Here are the 10 simple steps I followed.
1. Measure the window no less than five times.
2. Cut the frame to size using the wrong hacksaw blade to insure that the cheap aluminum frame is ragged at the edges. Be sure to cut on an uneven surface to insure an uneven cut.
3. Build frame, being sure to slip at least once to remove some skin from one knuckle. Do not verify that the frame is square. Do not check its fit into the window frame before the next step.
4. Attach screen. This step should be done on the cluttered living room floor next to the seven-month-old child. All parts should be closer to the child than you think. Remove various parts from child’s mouth. Be sure to press the SSpIT too hard so that it slips at least once, creating a one-inch slit in the screen. Use a dull kitchen knife instead of a box cutter to trim extra screen (because you’re too lazy to make a trip to the tool box). Stand back in amazement when the screen does not look like a pair of ill-fitting stockings.

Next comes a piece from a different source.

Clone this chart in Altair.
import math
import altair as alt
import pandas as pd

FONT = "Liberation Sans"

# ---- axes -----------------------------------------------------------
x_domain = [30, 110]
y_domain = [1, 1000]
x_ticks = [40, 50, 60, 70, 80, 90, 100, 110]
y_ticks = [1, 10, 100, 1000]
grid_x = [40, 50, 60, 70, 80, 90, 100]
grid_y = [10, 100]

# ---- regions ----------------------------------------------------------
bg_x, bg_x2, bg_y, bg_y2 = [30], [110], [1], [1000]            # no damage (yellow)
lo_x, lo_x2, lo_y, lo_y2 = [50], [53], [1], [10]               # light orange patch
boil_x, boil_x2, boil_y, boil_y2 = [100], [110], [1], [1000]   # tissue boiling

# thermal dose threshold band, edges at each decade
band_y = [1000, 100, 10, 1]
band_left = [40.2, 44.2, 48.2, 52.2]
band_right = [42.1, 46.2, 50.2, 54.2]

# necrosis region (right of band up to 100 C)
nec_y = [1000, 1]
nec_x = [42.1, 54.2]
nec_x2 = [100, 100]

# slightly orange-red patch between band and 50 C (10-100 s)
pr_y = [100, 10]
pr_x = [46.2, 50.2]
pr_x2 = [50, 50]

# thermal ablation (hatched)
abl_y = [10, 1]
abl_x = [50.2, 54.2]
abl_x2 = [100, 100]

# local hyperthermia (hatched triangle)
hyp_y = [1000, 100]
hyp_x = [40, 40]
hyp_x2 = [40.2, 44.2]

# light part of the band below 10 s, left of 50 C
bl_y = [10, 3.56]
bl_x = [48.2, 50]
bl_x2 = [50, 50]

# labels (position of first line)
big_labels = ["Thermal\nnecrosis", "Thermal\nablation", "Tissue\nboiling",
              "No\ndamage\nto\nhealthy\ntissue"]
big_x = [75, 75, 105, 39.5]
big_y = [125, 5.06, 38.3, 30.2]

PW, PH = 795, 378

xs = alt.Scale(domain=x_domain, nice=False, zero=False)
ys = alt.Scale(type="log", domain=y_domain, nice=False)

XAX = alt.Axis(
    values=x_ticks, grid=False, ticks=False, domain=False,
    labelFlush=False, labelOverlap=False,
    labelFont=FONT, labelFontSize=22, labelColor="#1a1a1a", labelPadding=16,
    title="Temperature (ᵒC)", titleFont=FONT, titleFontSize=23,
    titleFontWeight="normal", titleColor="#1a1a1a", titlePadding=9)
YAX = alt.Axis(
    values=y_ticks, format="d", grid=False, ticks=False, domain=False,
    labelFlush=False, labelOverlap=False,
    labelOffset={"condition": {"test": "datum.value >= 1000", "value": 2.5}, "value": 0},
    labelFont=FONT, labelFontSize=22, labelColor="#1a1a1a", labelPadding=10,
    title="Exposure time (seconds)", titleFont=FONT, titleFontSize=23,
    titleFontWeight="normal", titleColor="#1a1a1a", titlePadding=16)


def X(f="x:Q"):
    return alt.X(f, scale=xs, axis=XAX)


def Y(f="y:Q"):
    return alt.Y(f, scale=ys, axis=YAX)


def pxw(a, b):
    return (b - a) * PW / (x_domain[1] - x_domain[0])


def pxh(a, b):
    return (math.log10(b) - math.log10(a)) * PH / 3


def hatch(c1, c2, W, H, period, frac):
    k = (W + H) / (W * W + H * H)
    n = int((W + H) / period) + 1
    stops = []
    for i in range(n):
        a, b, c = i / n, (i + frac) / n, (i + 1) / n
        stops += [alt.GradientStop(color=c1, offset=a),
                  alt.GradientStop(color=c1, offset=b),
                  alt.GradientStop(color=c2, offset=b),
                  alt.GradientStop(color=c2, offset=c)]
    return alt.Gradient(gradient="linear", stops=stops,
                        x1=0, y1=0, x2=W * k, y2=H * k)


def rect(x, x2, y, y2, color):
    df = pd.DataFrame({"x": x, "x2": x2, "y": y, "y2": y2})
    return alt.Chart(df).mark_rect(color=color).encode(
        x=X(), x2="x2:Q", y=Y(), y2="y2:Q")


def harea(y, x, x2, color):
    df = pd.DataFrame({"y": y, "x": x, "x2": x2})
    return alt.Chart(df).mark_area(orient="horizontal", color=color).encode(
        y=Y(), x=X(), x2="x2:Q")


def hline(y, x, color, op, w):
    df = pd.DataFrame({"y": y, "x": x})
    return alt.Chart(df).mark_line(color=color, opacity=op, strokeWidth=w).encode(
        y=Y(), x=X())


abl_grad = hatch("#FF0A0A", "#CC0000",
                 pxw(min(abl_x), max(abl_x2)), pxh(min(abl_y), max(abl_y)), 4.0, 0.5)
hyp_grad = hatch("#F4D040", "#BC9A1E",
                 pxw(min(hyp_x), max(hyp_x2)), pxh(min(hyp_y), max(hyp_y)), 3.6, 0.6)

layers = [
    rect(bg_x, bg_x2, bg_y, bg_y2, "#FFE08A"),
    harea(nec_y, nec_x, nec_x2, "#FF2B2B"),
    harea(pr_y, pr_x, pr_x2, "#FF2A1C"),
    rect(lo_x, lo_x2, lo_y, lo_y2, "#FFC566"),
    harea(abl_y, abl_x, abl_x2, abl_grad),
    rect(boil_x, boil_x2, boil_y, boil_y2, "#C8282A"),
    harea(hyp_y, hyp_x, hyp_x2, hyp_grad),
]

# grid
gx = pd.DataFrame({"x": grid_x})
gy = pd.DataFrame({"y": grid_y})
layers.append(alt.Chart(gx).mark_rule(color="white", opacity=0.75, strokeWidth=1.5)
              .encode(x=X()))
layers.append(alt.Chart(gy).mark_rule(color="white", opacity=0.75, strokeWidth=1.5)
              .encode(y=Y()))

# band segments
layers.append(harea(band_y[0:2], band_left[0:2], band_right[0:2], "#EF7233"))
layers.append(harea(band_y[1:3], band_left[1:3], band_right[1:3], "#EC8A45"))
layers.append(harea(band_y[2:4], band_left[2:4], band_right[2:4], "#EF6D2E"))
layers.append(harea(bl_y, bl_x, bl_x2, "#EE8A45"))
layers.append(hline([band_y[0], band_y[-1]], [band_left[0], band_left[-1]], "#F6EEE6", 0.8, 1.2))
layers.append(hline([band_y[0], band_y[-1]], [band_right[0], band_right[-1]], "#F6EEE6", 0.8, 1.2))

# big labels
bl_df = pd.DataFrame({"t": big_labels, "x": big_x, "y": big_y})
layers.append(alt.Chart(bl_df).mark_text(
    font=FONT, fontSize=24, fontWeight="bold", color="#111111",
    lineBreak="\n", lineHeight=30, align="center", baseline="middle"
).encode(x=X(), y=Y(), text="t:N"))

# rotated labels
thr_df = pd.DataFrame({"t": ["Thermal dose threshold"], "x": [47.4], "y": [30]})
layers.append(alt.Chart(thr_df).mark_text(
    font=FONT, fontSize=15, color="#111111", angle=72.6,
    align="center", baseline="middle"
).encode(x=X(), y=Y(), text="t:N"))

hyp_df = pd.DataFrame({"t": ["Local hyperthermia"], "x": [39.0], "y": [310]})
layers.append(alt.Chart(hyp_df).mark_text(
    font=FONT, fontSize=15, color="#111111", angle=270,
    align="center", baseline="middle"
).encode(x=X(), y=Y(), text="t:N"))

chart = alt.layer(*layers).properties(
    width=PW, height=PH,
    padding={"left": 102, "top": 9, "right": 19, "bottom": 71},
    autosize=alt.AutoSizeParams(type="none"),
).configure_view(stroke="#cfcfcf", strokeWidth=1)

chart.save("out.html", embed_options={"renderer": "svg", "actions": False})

5. Attempt to place completed screen in window frame. Discover that the screen is 1/8th to big in one direction. Swear.
6. Remove spline’s and screen.
7. Gently attempt to dismember frame, trying not to damage the cheap plastic corner pieces. Do not use a rubber mallet to gently tap the pieces apart, since this requires a trip to the toolbox. Simply brace the frame against the porch and whack with your palm. Break one corner piece in the process. Decide to proceed anyhow.
8. Re-cut frame, being sure not to measure, because 1/8th of an inch is easy to estimate. In the process of reassembling, discover that another corner piece is broken. Decide to proceed anyhow. Using Superglue, reattach frame, being sure to hold the pieces for at least forty of the recommended sixty seconds. Ignore the visible unsquareness of the frame. Do not verify that the frame now fits into the window frame.
9. Move the project to a flat surface, preferably the porch so that random pieces can fall through the cracks.
10. Reattach the screen. Stand back in amazement when the screen still does not look like a pair of ill-fitting stockings. Shake your head in awe and pride when the screen fits perfectly into its designated space.